Use as.numeric(d, units = "hours") from base R or time_length(d, "hour") from lubridate. Both return a plain double in hours, including the fractional part. Base R uses plural forms ("hours", "mins"); lubridate uses singular ("hour", "minute"). Calling as.numeric(d) without a units argument returns the stored seconds, not the printed unit, a common source of off-by-3600 bugs.

What is the difference between difftime, Duration, and Period?

difftime is base R's span class with a units attribute; it stores seconds and prints in whatever unit fits. Duration is lubridate's exact-seconds class and ignores the calendar, so 1 day always equals 86,400 seconds even across DST. Period stores calendar units (months, years) and walks the real calendar when added to a date. Pick difftime for base R, Duration for second-counted math, Period for calendar logic.

Why does difftime sometimes print in days and sometimes in seconds?

When R creates a difftime through subtraction, it picks the largest unit where the magnitude is at least 1 to keep the print readable. Two timestamps 30 seconds apart print in seconds; 4 hours apart print in hours; 60 days apart print in days. The stored seconds are unchanged. Force a fixed unit with units(d) <- "hours" for consistent printing across a column.

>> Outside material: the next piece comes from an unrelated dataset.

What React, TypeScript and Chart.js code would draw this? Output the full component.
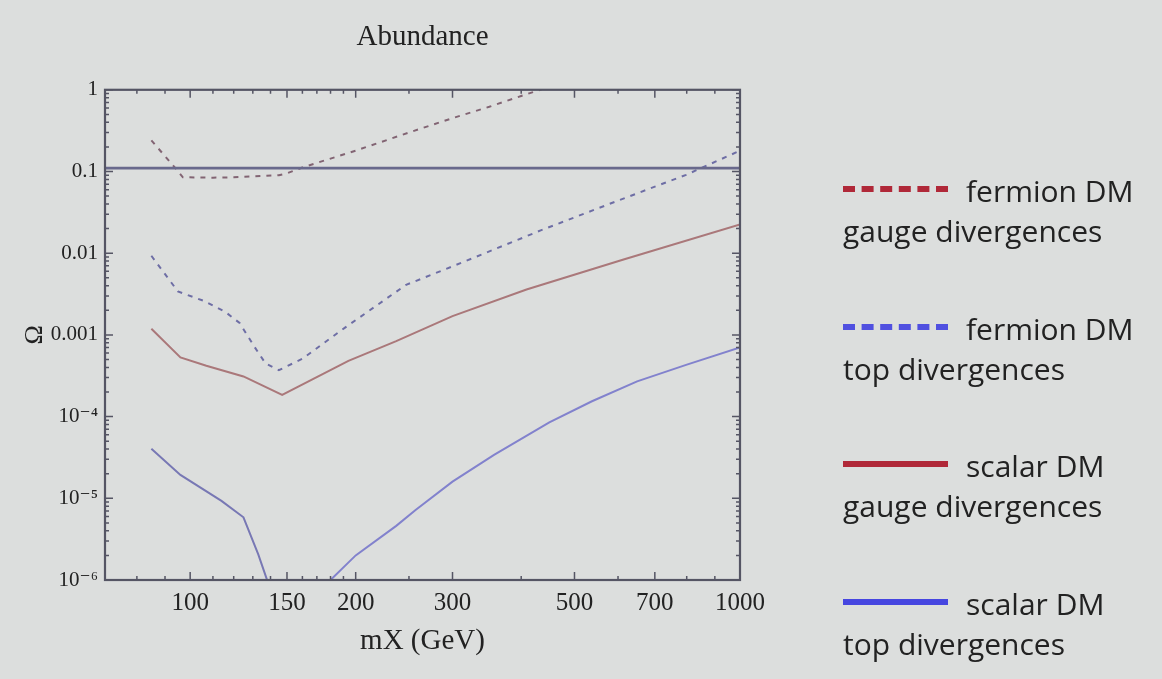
import React, { useEffect, useRef } from "react";
import { Chart, registerables } from "chart.js";

Chart.register(...registerables);

// ---- axes / ticks ----
const xMajorTicks = [100, 150, 200, 300, 500, 700, 1000];
const xMinorTicks = [70, 80, 90, 110, 120, 130, 140, 160, 170, 180, 190, 250, 400, 600, 800, 900];
const yMajorTicks = [1e-6, 1e-5, 1e-4, 1e-3, 1e-2, 1e-1, 1];
const yTickLabels = ["10\u207B\u2076", "10\u207B\u2075", "10\u207B\u2074", "0.001", "0.01", "0.1", "1"];

// ---- series (mX in GeV, Omega) ----
const fermionGaugeMass = [85, 94, 97, 110, 120, 135, 145, 150, 160, 200, 250, 300, 350, 400, 450];
const fermionGaugeOmega = [0.24, 0.11, 0.085, 0.084, 0.085, 0.088, 0.09, 0.095, 0.112, 0.18, 0.3, 0.45, 0.62, 0.84, 1.09];

const fermionTopMass = [85, 95, 106, 116, 123, 131, 137, 145, 160, 191, 247, 300, 434, 600, 798, 1000];
const fermionTopOmega = [0.0093, 0.0034, 0.0026, 0.0019, 0.0014, 0.00071, 0.00045, 0.00037, 0.00051, 0.00122, 0.0041, 0.0069, 0.019, 0.044, 0.091, 0.18];

const scalarGaugeMass = [85, 96, 107, 125, 147, 194, 237, 300, 409, 612, 1000];
const scalarGaugeOmega = [0.00119, 0.00053, 0.00042, 0.00031, 0.000184, 0.00048, 0.00084, 0.0017, 0.0036, 0.0083, 0.0225];

const scalarTopLowMass = [85, 96, 114, 125, 133, 138, 142];
const scalarTopLowOmega = [4.05e-5, 1.93e-5, 9.3e-6, 5.85e-6, 2.06e-6, 1.0e-6, 2.0e-7];

const scalarTopHighMass = [176, 180, 200, 237, 257, 300, 357, 450, 538, 650, 798, 1000];
const scalarTopHighOmega = [4.0e-7, 1.0e-6, 2.0e-6, 4.6e-6, 7.2e-6, 1.6e-5, 3.4e-5, 8.5e-5, 1.54e-4, 2.7e-4, 4.3e-4, 7.0e-4];

const relicMass = [70, 1000];
const relicOmega = [0.11, 0.11];

const toPoints = (xs: number[], ys: number[]) => xs.map((x, i) => ({ x, y: ys[i] }));

const frameColor = "rgb(85,85,100)";
const textColor = "#222";
const serif = "'Liberation Serif', 'DejaVu Serif', serif";

const framePlugin = {
  id: "frameTicks",
  afterDatasetsDraw(chart: any) {
    const { ctx, chartArea, scales } = chart;
    const { left, right, top, bottom } = chartArea;
    const x = scales.x;
    const y = scales.y;
    ctx.save();
    ctx.strokeStyle = frameColor;
    ctx.lineWidth = 1.5;
    ctx.beginPath();
    const xt = (vals: number[], len: number) => {
      vals.forEach((v) => {
        const px = x.getPixelForValue(v);
        ctx.moveTo(px, bottom);
        ctx.lineTo(px, bottom - len);
        ctx.moveTo(px, top);
        ctx.lineTo(px, top + len);
      });
    };
    const yt = (vals: number[], len: number) => {
      vals.forEach((v) => {
        const py = y.getPixelForValue(v);
        ctx.moveTo(left, py);
        ctx.lineTo(left + len, py);
        ctx.moveTo(right, py);
        ctx.lineTo(right - len, py);
      });
    };
    xt(xMajorTicks, 8);
    xt(xMinorTicks, 4);
    yt(yMajorTicks, 8);
    const yMinor: number[] = [];
    for (let d = -6; d < 0; d++) for (let k = 2; k <= 9; k++) yMinor.push(k * Math.pow(10, d));
    yt(yMinor, 4);
    ctx.stroke();
    ctx.lineWidth = 2.2;
    ctx.strokeRect(left, top, right - left, bottom - top);
    ctx.restore();
  },
};

const legendItems = [
  { top: 171, first: "fermion DM", second: "gauge divergences", color: "rgb(176,40,56)", dashed: true },
  { top: 309, first: "fermion DM", second: "top divergences", color: "rgb(80,80,224)", dashed: true },
  { top: 446, first: "scalar DM", second: "gauge divergences", color: "rgb(176,40,56)", dashed: false },
  { top: 584, first: "scalar DM", second: "top divergences", color: "rgb(70,70,224)", dashed: false },
];

export default function App() {
  const canvasRef = useRef<HTMLCanvasElement | null>(null);

  useEffect(() => {
    if (!canvasRef.current) return;
    const common = { pointRadius: 0, borderWidth: 2, tension: 0, fill: false };
    const chart = new Chart(canvasRef.current, {
      type: "line",
      data: {
        datasets: [
          {
            ...common,
            label: "relic abundance",
            data: toPoints(relicMass, relicOmega),
            borderColor: "rgb(105,105,140)",
            borderWidth: 2.6,
          },
          {
            ...common,
            label: "fermion DM gauge divergences",
            data: toPoints(fermionGaugeMass, fermionGaugeOmega),
            borderColor: "rgb(130,100,115)",
            borderDash: [5, 6],
          },
          {
            ...common,
            label: "fermion DM top divergences",
            data: toPoints(fermionTopMass, fermionTopOmega),
            borderColor: "rgb(110,110,165)",
            borderDash: [5, 6],
          },
          {
            ...common,
            label: "scalar DM gauge divergences",
            data: toPoints(scalarGaugeMass, scalarGaugeOmega),
            borderColor: "rgb(170,120,122)",
          },
          {
            ...common,
            label: "scalar DM top divergences",
            data: toPoints(scalarTopLowMass, scalarTopLowOmega),
            borderColor: "rgb(120,120,180)",
          },
          {
            ...common,
            label: "scalar DM top divergences (high)",
            data: toPoints(scalarTopHighMass, scalarTopHighOmega),
            borderColor: "rgb(130,130,205)",
          },
        ],
      },
      options: {
        animation: false,
        responsive: false,
        maintainAspectRatio: false,
        layout: { padding: { left: 0, right: 422, top: 0, bottom: 0 } },
        plugins: {
          legend: { display: false },
          tooltip: { enabled: false },
          title: {
            display: true,
            text: "Abundance",
            fullSize: false,
            color: textColor,
            font: { family: serif, size: 29, weight: "normal" },
            padding: { top: 20, bottom: 35 },
          },
        },
        scales: {
          x: {
            type: "logarithmic",
            min: 70,
            max: 1000,
            position: "bottom",
            grid: { display: false, drawTicks: false, tickLength: 0 },
            border: { display: false },
            afterBuildTicks: (s: any) => {
              s.ticks = xMajorTicks.map((v) => ({ value: v }));
            },
            afterFit: (s: any) => {
              s.height = 99;
            },
            ticks: {
              autoSkip: false,
              maxRotation: 0,
              padding: 8,
              color: textColor,
              font: { family: serif, size: 25 },
              callback: (v: any) => String(v),
            },
            title: {
              display: true,
              text: "mX (GeV)",
              color: textColor,
              font: { family: serif, size: 29 },
              padding: { top: 0, bottom: 20 },
            },
          },
          y: {
            type: "logarithmic",
            min: 1e-6,
            max: 1,
            grid: { display: false, drawTicks: false, tickLength: 0 },
            border: { display: false },
            afterBuildTicks: (s: any) => {
              s.ticks = yMajorTicks.map((v) => ({ value: v }));
            },
            afterFit: (s: any) => {
              s.width = 105;
            },
            ticks: {
              autoSkip: false,
              padding: 7,
              color: textColor,
              font: { family: serif, size: 21 },
              callback: (v: any) => {
                const i = yMajorTicks.findIndex((t) => Math.abs(Math.log10(t) - Math.log10(v)) < 1e-6);
                return i >= 0 ? yTickLabels[i] : "";
              },
            },
            title: {
              display: true,
              text: "\u03A9",
              color: textColor,
              font: { family: serif, size: 26 },
              padding: { top: 20, bottom: 0 },
            },
          },
        },
      },
      plugins: [framePlugin],
    } as any);
    return () => chart.destroy();
  }, []);

  return (
    <div
      style={{
        position: "fixed",
        left: 0,
        top: 0,
        width: 1162,
        height: 679,
        background: "#dcdedd",
        overflow: "hidden",
      }}
    >
      <canvas ref={canvasRef} width={1162} height={679} style={{ position: "absolute", left: 0, top: 0 }} />
      {legendItems.map((it, i) => (
        <div
          key={i}
          style={{
            position: "absolute",
            left: 843,
            top: it.top,
            fontFamily: "'Open Sans', 'Noto Sans', sans-serif",
            fontSize: 30,
            lineHeight: "40px",
            color: "#222",
            whiteSpace: "nowrap",
          }}
        >
          <div style={{ display: "flex", alignItems: "center" }}>
            <span
              style={{
                display: "inline-block",
                width: 105,
                height: 0,
                borderTop: it.dashed ? `6px dashed ${it.color}` : `6px solid ${it.color}`,
                marginRight: 18,
                marginTop: -4,
              }}
            />
            <span>{it.first}</span>
          </div>
          <div>{it.second}</div>
        </div>
      ))}
    </div>
  );
}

Can I add a difftime to a POSIXct or Date?

Yes. Base R defines + between POSIXct and difftime so ymd_hms("2026-05-15 09:00:00") + make_difftime(hour = 1) returns the timestamp one hour later. Addition uses the stored seconds and ignores the units attribute. For DST-safe math, convert to Duration first; for calendar-aware addition (months, years), use Period, since difftime has no concept of variable-length units.